Se tenant à l’écart des grands bouleversements de son temps, la mathématicienne est restée vivre chez ses parents, puis chez ses sœurs, soutenue par sa famille. En 1829, on lui diagnostique un cancer du sein et elle s’éteint deux ans plus tard, à 55 ans.

«Malgré ce prix de l’Académie des sciences, on pouvait douter de l’importance de ce qu’elle avait fait. N’ayant pas pu publier beaucoup, elle était marginale dans le monde scientifique», note Anne Boyé. «Dans le courant du XXe siècle, on a retrouvé des manuscrits de Sophie Germain. On s’est rendu compte qu’elle avait écrit des choses qui auraient pu faire avancer l’histoire différemment, notamment sur le théorème de Fermat. Mais il a fallu la volonté de femmes et de certains hommes pour faire réémerger toutes ces femmes méconnues qui ont contribué à l’avancement des sciences. Si on ne cherche pas la femme, on ne la trouve pas», insiste celle qui est aussi historienne des mathématiques.

«Elle a forcé la porte d’entrée»

La vie romanesque de cette mathématicienne fait écho à «l’effet Matilda», théorie selon laquelle la portée des recherches des femmes scientifiques est souvent réduite en raison de leur genre, voire usurpée par des hommes travaillant à leurs côtés.

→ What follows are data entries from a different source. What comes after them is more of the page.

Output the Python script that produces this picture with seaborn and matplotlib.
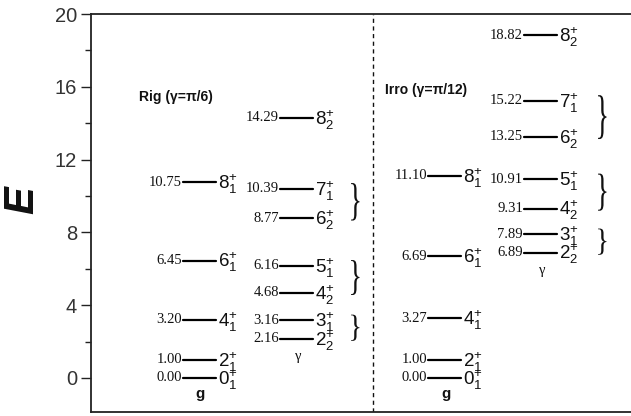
import numpy as np
import pandas as pd
import matplotlib
matplotlib.use("Agg")
import matplotlib.pyplot as plt
from matplotlib.ticker import MultipleLocator
from matplotlib.textpath import TextPath
from matplotlib.font_manager import FontProperties
from matplotlib.patches import PathPatch
from matplotlib.transforms import Affine2D
import seaborn as sns

# ---------------- data ----------------
rig_g_E = [0.00, 1.00, 3.20, 6.45, 10.75]
rig_g_lab = ["0_1", "2_1", "4_1", "6_1", "8_1"]
rig_gam_E = [2.16, 3.16, 4.68, 6.16, 8.77, 10.39, 14.29]
rig_gam_lab = ["2_2", "3_1", "4_2", "5_1", "6_2", "7_1", "8_2"]
irro_g_E = [0.00, 1.00, 3.27, 6.69, 11.10]
irro_g_lab = ["0_1", "2_1", "4_1", "6_1", "8_1"]
irro_gam_E = [6.89, 7.89, 9.31, 10.91, 13.25, 15.22, 18.82]
irro_gam_lab = ["2_2", "3_1", "4_2", "5_1", "6_2", "7_1", "8_2"]
panel_titles = ["Rig (γ=π/6)", "Irro (γ=π/12)"]
band_names = ["g", "γ"]
brace_pairs = [(0, 1), (2, 3), (4, 5)]
y_major = [0, 4, 8, 12, 16, 20]

# ---------------- layout ----------------
W, H, DPI = 631, 416, 100
sns.set_style("ticks")
plt.rcParams["font.family"] = ["Liberation Sans", "DejaVu Sans"]
plt.rcParams["mathtext.fontset"] = "custom"
plt.rcParams["mathtext.rm"] = "Liberation Sans"
plt.rcParams["mathtext.it"] = "Liberation Sans:italic"
plt.rcParams["mathtext.bf"] = "Liberation Sans:bold"

fig = plt.figure(figsize=(W / DPI, H / DPI), dpi=DPI)
ax = fig.add_axes([91 / W, 1 - 412 / H, 1 - 91 / W, (412 - 14) / H])
ax.set_xlim(0, 540)
ax.set_ylim(-1.87, 20)

line_w = 33
columns = [
    (rig_g_E, rig_g_lab, 92, band_names[0]),
    (rig_gam_E, rig_gam_lab, 189, band_names[1]),
    (irro_g_E, irro_g_lab, 337, band_names[0]),
    (irro_gam_E, irro_gam_lab, 433, band_names[1]),
]

rows = []
lid = 0
for E_list, labs, x0, band in columns:
    for e in E_list:
        rows.append({"id": lid, "x": x0, "E": e})
        rows.append({"id": lid, "x": x0 + line_w, "E": e})
        lid += 1
df = pd.DataFrame(rows)

sns.lineplot(data=df, x="x", y="E", units="id", estimator=None, sort=False,
             color="black", lw=1.6, ax=ax, legend=False)

serif = ["Liberation Serif", "DejaVu Serif"]
for E_list, labs, x0, band in columns:
    for e, lab in zip(E_list, labs):
        ax.annotate(f"{e:.2f}", xy=(x0, e), xytext=(-1, 0), textcoords="offset pixels",
                    ha="right", va="center", fontsize=10.5, family=serif, color="#111")
        n, s = lab.split("_")
        ax.annotate(f"${n}_{{{s}}}^{{+}}$", xy=(x0 + line_w, e), xytext=(2, -2),
                    textcoords="offset pixels", ha="left", va="center",
                    fontsize=13.5, color="#111")

# band labels
for E_list, labs, x0, band in columns:
    if band == "g":
        ax.annotate(band, xy=(x0 + line_w / 2 + 1, min(E_list)), xytext=(0, -16),
                    textcoords="offset pixels", ha="center", va="center",
                    fontsize=11, fontweight="bold", color="#111")
    else:
        ax.annotate(band, xy=(x0 + line_w / 2 + 2, min(E_list)), xytext=(0, -18),
                    textcoords="offset pixels", ha="center", va="center",
                    fontsize=10.5, family=serif, color="#111")

# braces (glyph path stretched to span each doublet)
px_per_unit = ax.transData.transform((0, 1))[1] - ax.transData.transform((0, 0))[1]
brace_path = TextPath((0, 0), "}", size=1, prop=FontProperties(family="Liberation Serif"))
bv = brace_path.vertices
bx0, bx1 = bv[:, 0].min(), bv[:, 0].max()
by0, by1 = bv[:, 1].min(), bv[:, 1].max()
for E_list, x_b in [(rig_gam_E, 354), (irro_gam_E, 601)]:
    for i, j in brace_pairs:
        lo, hi = E_list[i], E_list[j]
        h_units = ((hi - lo) * px_per_unit + 8) / px_per_unit
        w_units = 11
        yc = (lo + hi) / 2 + 0.1
        tr = (Affine2D()
              .translate(-(bx0 + bx1) / 2, -(by0 + by1) / 2)
              .scale(w_units / (bx1 - bx0), h_units / (by1 - by0))
              .translate(x_b - 91, yc))
        ax.add_patch(PathPatch(tr.transform_path(brace_path), facecolor="#111",
                               edgecolor="none", transform=ax.transData))

# panel titles
ax.text(48, 15.44, panel_titles[0], fontsize=10, fontweight="bold",
        ha="left", va="center", color="#111")
ax.text(294, 15.82, panel_titles[1], fontsize=10, fontweight="bold",
        ha="left", va="center", color="#111")

# divider
ax.axvline(282, color="#111", lw=1.0, ls=(0, (3, 2.5)))

# axes styling
ax.set_xlabel("")
ax.set_ylabel("")
ax.set_xticks([])
ax.set_yticks(y_major)
ax.yaxis.set_minor_locator(MultipleLocator(2))
ax.tick_params(axis="y", which="major", length=7, width=1.0, pad=3,
               labelsize=14.5, colors="#222", labelcolor="#333")
ax.tick_params(axis="y", which="minor", length=4, width=1.0, colors="#222")
for side in ["left", "top", "bottom"]:
    ax.spines[side].set_linewidth(1.3)
    ax.spines[side].set_color("#222")
ax.spines["right"].set_visible(False)

fig.text(22 / W, 1 - 200 / H, "E", rotation=90, ha="center", va="center",
         fontsize=30, fontweight="bold", fontstyle="italic", color="#111")

fig.savefig("out.png", dpi=DPI)
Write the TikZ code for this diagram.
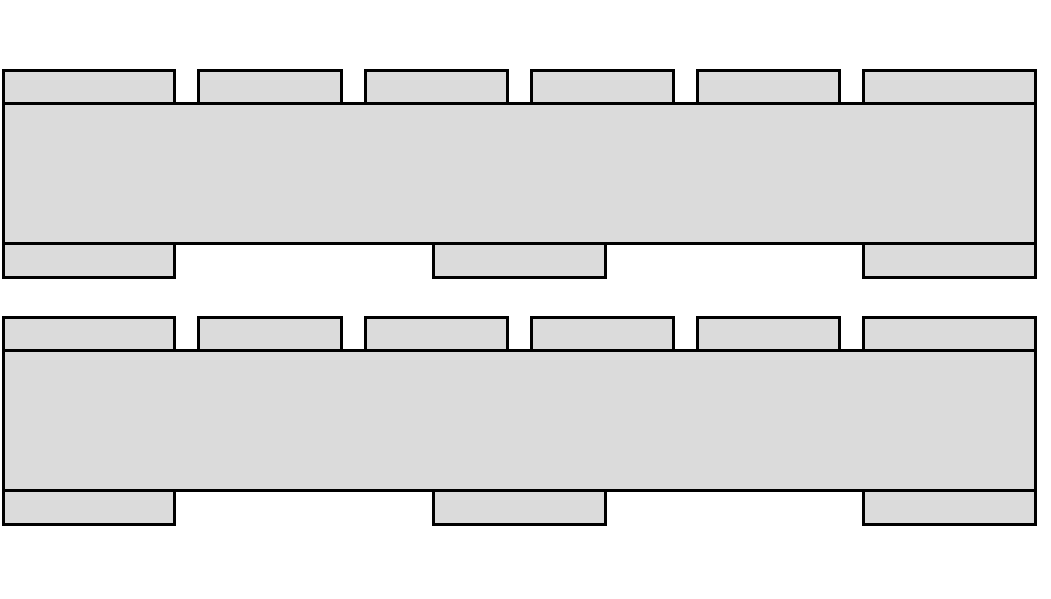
\documentclass[tikz,border=0pt]{standalone}
\begin{document}
\begin{tikzpicture}[x=1pt,y=-1pt]
\definecolor{plate}{RGB}{219,219,219}
\tikzset{part/.style={draw=black,fill=plate,line width=3pt,line join=miter}}
\useasboundingbox (0,0) rectangle (1051,598);
\foreach \yo in {0,247}{
  \begin{scope}[yshift=-\yo pt]
  \foreach \a/\b in {3/174,198/341,365/507,531/673,697/839,863/1035}
    \draw[part] (\a,70) rectangle (\b,103);
  \foreach \a/\b in {3/174,433/605,863/1035}
    \draw[part] (\a,243) rectangle (\b,277);
  \draw[part] (3,103) rectangle (1035,243);
  \end{scope}
}
\end{tikzpicture}
\end{document}
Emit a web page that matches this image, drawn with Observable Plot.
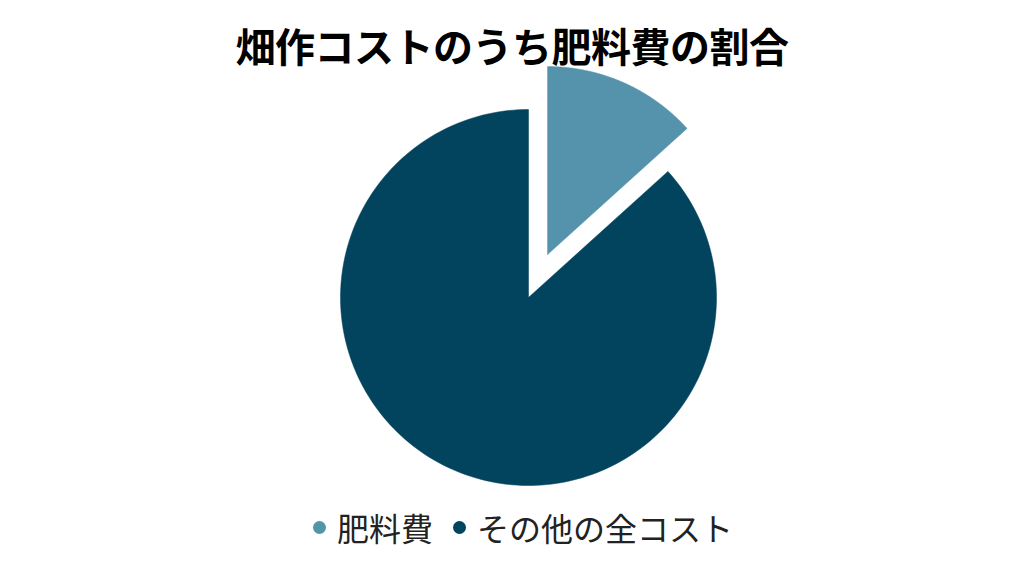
<!DOCTYPE html>
<html><head><meta charset="utf-8">
<script src="https://cdn.jsdelivr.net/npm/d3@7"></script>
<script src="https://cdn.jsdelivr.net/npm/@observablehq/plot@0.6"></script>
<style>
body{margin:0;background:#fff;font-family:"Noto Sans CJK JP","Noto Sans",sans-serif;}
#wrap{position:relative;width:1024px;height:574px;overflow:hidden;}
#title{position:absolute;left:0;top:15px;width:1024px;text-align:center;font-size:40px;font-weight:bold;color:#000;line-height:60px;letter-spacing:-0.5px;}
#legend{position:absolute;left:11px;top:504px;width:1024px;display:flex;justify-content:center;align-items:center;font-size:32px;color:#222;line-height:46px;}
.item{display:flex;align-items:center;margin:0 10px;}
.dot{width:13px;height:13px;border-radius:50%;margin-right:11px;}
#chart{position:absolute;left:0;top:0;}
</style></head>
<body><div id="wrap"><div id="chart"></div><div id="title"></div><div id="legend"></div></div>
<script>
const titleText = "畑作コストのうち肥料費の割合";
const categories = ["肥料費", "その他の全コスト"];
const values = [13.3, 86.7];
const colors = ["#5593ad", "#02435e"];
const explode = [0.25, 0];

document.getElementById("title").textContent = titleText;
const leg = document.getElementById("legend");
categories.forEach((c, i) => {
  const it = document.createElement("div"); it.className = "item";
  const d = document.createElement("span"); d.className = "dot"; d.style.background = colors[i];
  const t = document.createElement("span"); t.textContent = c;
  it.append(d, t); leg.append(it);
});

const arcs = d3.pie().sort(null).value(d => d)(values);
const pts = [];
arcs.forEach((a, i) => {
  const mid = (a.startAngle + a.endAngle) / 2;
  const ox = explode[i] * Math.sin(mid), oy = explode[i] * Math.cos(mid);
  pts.push({cat: categories[i], x: ox, y: oy});
  const n = 200;
  for (let k = 0; k <= n; k++) {
    const t = a.startAngle + (a.endAngle - a.startAngle) * k / n;
    pts.push({cat: categories[i], x: ox + Math.sin(t), y: oy + Math.cos(t)});
  }
  pts.push({cat: categories[i], x: ox, y: oy});
});

const R = 188, cx = 528, cy = 297, W = 1024, H = 574;
const chart = Plot.plot({
  width: W, height: H, margin: 0,
  x: {domain: [-cx / R, (W - cx) / R], range: [0, W], axis: null},
  y: {domain: [-(H - cy) / R, cy / R], range: [H, 0], axis: null},
  color: {domain: categories, range: colors},
  marks: [
    Plot.line(pts, {x: "x", y: "y", z: "cat", fill: "cat", stroke: "cat", strokeWidth: 0.5, curve: "linear"})
  ]
});
document.getElementById("chart").append(chart);
</script></body></html>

On peut citer les cas de la biologiste Rosalind Franklin qui a permis l’observation de la structure de l’ADN, de la médecin Marthe Gautier ayant participé à la découverte de la trisomie 21 ou encore de la physicienne Lise Meitner sur la fission nucléaire.

Sophie Germain est inhumée au cimetière du Père-Lachaise, dans une tombe relativement discrète, aujourd’hui presque cachée par un grand arbre et la végétation. Son nom ne figure même pas dans la liste des personnalités sur le site internet de la célèbre nécropole.

Pourtant, une petite reconnaissance posthume vient doucement. Dans les années 1880, la première école primaire supérieure féminine de Paris est nommée en son honneur, dans l’enceinte du prestigieux lycée Charlemagne. Depuis 2003, l’Académie des sciences décerne également chaque année son «prix Sophie Germain», destiné à «couronner un chercheur ayant effectué un travail de recherche fondamentale en mathématiques».

En 2015, le nom de Sophie Germain est même proposé pour entrer au Panthéon. La demande est déposée par Anne-Yvonne Le Dain, alors députée socialiste de l’Hérault et ingénieure de formation, soutenue par plusieurs mathématiciens, dont Jean-Pierre Bourguignon (à l’époque président du Conseil européen de la recherche). Un échec. «Je n’ai jamais eu de réponse. Je pense que ça n’a pas abouti car François Hollande a panthéonisé des personnes qui avaient une image sociétale énorme [les résistants Germaine Tillion, Geneviève de Gaulle-Anthonioz, Pierre Brossolette et Jean Zay, ndlr]. Ce qui n’est pas le cas pour Sophie Germain, puisque personne ne la connaît», admet l’ancienne élue.

La place dans l’histoire de cette mathématicienne, dont la carrière a été limitée par la pesanteur des usages de son époque, continue donc d’interroger, voire d’évoluer. «Avant le XXe siècle, je dirais que Sophie Germain a été l’une des grandes femmes de la France, au même titre qu’Olympe de Gouges, Louise Michel ou George Sand. Elle s’est battue contre son siècle pour être tolérée par le monde scientifique», insiste Anne-Yvonne Le Dain. Qui ne désespère pas :«Je regrette qu’elle ne soit pas entrée au Panthéon il y a quelques années, mais cette cause est peut-être davantage tendance actuellement car Sophie Germain a représenté une rupture épistémologique sur la place des femmes dans la société.»

Elle ne s’est ainsi jamais mariée. «Heureusement car son mari ne l’aurait pas laissé faire de maths. De toute façon, elle n’aurait pas trouvé d’époux, elle était anticonformiste et d’une détermination extraordinaire. Sophie Germain a forcé la porte d’entrée, à sa manière, en se cachant», expose Sylvie Dodeller. Il est d’ailleurs noté dans son certificat de décès qu’elle était «rentière», une femme ne pouvant travailler comme scientifique à l’époque. Poursuivie par son genre jusque dans la mort.